The status of the captured Saddam Hussein is already confusing. Although the US maintains that no determination of his legal status has been made, according to Voice of America (and many other sources) "Rumsfeld said the captured former Iraqi leader will be protected under the Geneva Convention, the international agreement that prohibits mistreatment of prisoners of war."
In this, Rumsfeld is acting in accord with Article 5 of the Third Geneva Convention (3GC) which states, "Should any doubt arise as to whether persons, having committed a belligerent act and having fallen into the hands of the enemy, belong to any of the categories enumerated in Article 4 [which defines Prisoners of War], such persons shall enjoy the protection of the present Convention until such time as their status has been determined by a competent tribunal." In short, until a competent tribunal declares that Saddam is not a POW, then he is.
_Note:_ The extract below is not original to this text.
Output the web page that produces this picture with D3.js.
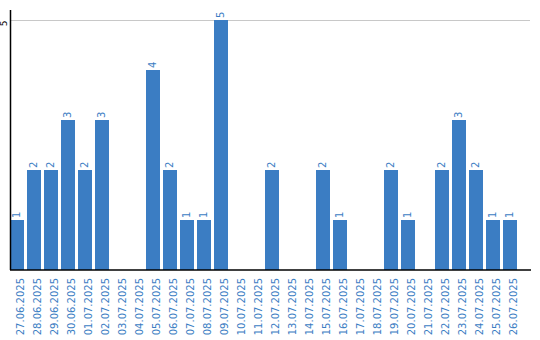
<!DOCTYPE html>
<html>
<head>
<meta charset="utf-8">
<script src="https://cdn.jsdelivr.net/npm/d3@7"></script>
<style>
  body { margin: 0; background: #fff; }
  text { font-family: "DejaVu Sans", sans-serif; }
</style>
</head>
<body>
<div id="chart"></div>
<script>
const dates = [
  '27.06.2025', '28.06.2025', '29.06.2025', '30.06.2025', '01.07.2025',
  '02.07.2025', '03.07.2025', '04.07.2025', '05.07.2025', '06.07.2025',
  '07.07.2025', '08.07.2025', '09.07.2025', '10.07.2025', '11.07.2025',
  '12.07.2025', '13.07.2025', '14.07.2025', '15.07.2025', '16.07.2025',
  '17.07.2025', '18.07.2025', '19.07.2025', '20.07.2025', '21.07.2025',
  '22.07.2025', '23.07.2025', '24.07.2025', '25.07.2025', '26.07.2025'
];
const counts = [
  1, 2, 2, 3, 2, 3, 0, 0, 4, 2,
  1, 1, 5, 0, 0, 2, 0, 0, 2, 1,
  0, 0, 2, 1, 0, 2, 3, 2, 1, 1
];
const yTicks = [5];

const width = 540;
const height = 340;
const blue = '#3b7dc3';

const svg = d3.select('#chart')
  .append('svg')
  .attr('width', width)
  .attr('height', height);

const x = d3.scaleBand()
  .domain(dates)
  .range([10, 517])
  .paddingInner(3 / 17)
  .paddingOuter(0);

const y = d3.scaleLinear()
  .domain([0, 5.2])
  .range([270, 10]);

// grid lines
svg.append('g')
  .selectAll('line')
  .data(yTicks)
  .enter()
    .append('line')
    .attr('x1', 10)
    .attr('x2', 530)
    .attr('y1', d => y(d) + 0.5)
    .attr('y2', d => y(d) + 0.5)
    .attr('stroke', '#c8c8c8')
    .attr('stroke-width', 1);

// y tick labels
svg.append('g')
  .selectAll('text')
  .data(yTicks)
  .enter()
    .append('text')
    .attr('transform', d => `translate(7,${y(d) + 0.5}) rotate(-90)`)
    .attr('text-anchor', 'end')
    .attr('font-size', 9)
    .attr('fill', '#000')
    .text(d => d);

// bars
const data = dates.map((d, i) => ({ date: d, value: counts[i] }));

svg.append('g')
  .selectAll('rect')
  .data(data.filter(d => d.value > 0))
  .enter()
    .append('rect')
    .attr('x', d => x(d.date))
    .attr('y', d => y(d.value))
    .attr('width', x.bandwidth())
    .attr('height', d => y(0) - y(d.value))
    .attr('fill', blue);

// value labels
svg.append('g')
  .selectAll('text')
  .data(data.filter(d => d.value > 0))
  .enter()
    .append('text')
    .attr('transform', d => `translate(${x(d.date) + x.bandwidth() / 2 + 2.5},${y(d.value) - 2}) rotate(-90)`)
    .attr('text-anchor', 'start')
    .attr('font-size', 10)
    .attr('fill', blue)
    .text(d => d.value);

// axes lines
svg.append('line')
  .attr('x1', 10.5).attr('x2', 10.5)
  .attr('y1', 10).attr('y2', 270)
  .attr('stroke', '#000')
  .attr('stroke-width', 1.5);

svg.append('line')
  .attr('x1', 10).attr('x2', 531)
  .attr('y1', 270).attr('y2', 270)
  .attr('stroke', '#000')
  .attr('stroke-width', 1.5);

// x labels
svg.append('g')
  .selectAll('text')
  .data(dates)
  .enter()
    .append('text')
    .attr('transform', d => `translate(${x(d) + x.bandwidth() / 2 + 7},278) rotate(-90)`)
    .attr('text-anchor', 'end')
    .attr('font-size', 10)
    .attr('fill', blue)
    .text(d => d);
</script>
</body>
</html>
But the Geneva protections have already been violated, as Rumsfeld well knows from his experience with the Guantanamo prisoners. 3GC (Article 3) states that POWs must be spared "outrages upon personal dignity," "humiliating and degrading treatment," as well as "insults and public curiosity." Rumsfeld has openly acknowledged that the GCs forbid showings PoWs -- an acknowledgement occasioned by the criticism surrounding widely-publicized photographs of prisoners at Guantanamo. At that time, the defense offered was that the photos were blurred and did not show the prisoners' faces. No such defense can be offered for the degrading photographs of Saddam that are saturating the globe: Saddam's hair being searched for lice; his mouth being probed by a tongue-depressor... Months ago, when the Arab satellite station Al-Jazeera in Qatar showed Iraqi footage of interviews with American prisoners, Rumsfeld declared, "The Geneva Convention indicates that it's not permitted to photograph and embarrass or humiliate prisoners of war.'' In respect for the GCs, most American news sources restricted the airing of that footage.

The question of his interrogation raises further concerns about possible violations of the GCs, which guarantee a right to silence...other than stating minimal info such as rank. Now Time and other sources are reporting that Saddam is unco-operative and defiant. Is he also being accorded the right to silence?

The question is not whether Saddam deserves to be humiliated, treated humanely, etc. As I stated yesterday, Sic Sempris Tyrannis -- Thus perish all tyrants! The question is whether the GCs are being applied as Rumsfeld insists. Clearly, they are not. And for an obvious reason. An unphotographed, silent Saddam makes for bad PR and the Bush administration wants to maximally-bask in the happy glow of an event that goes to its pre-election credit.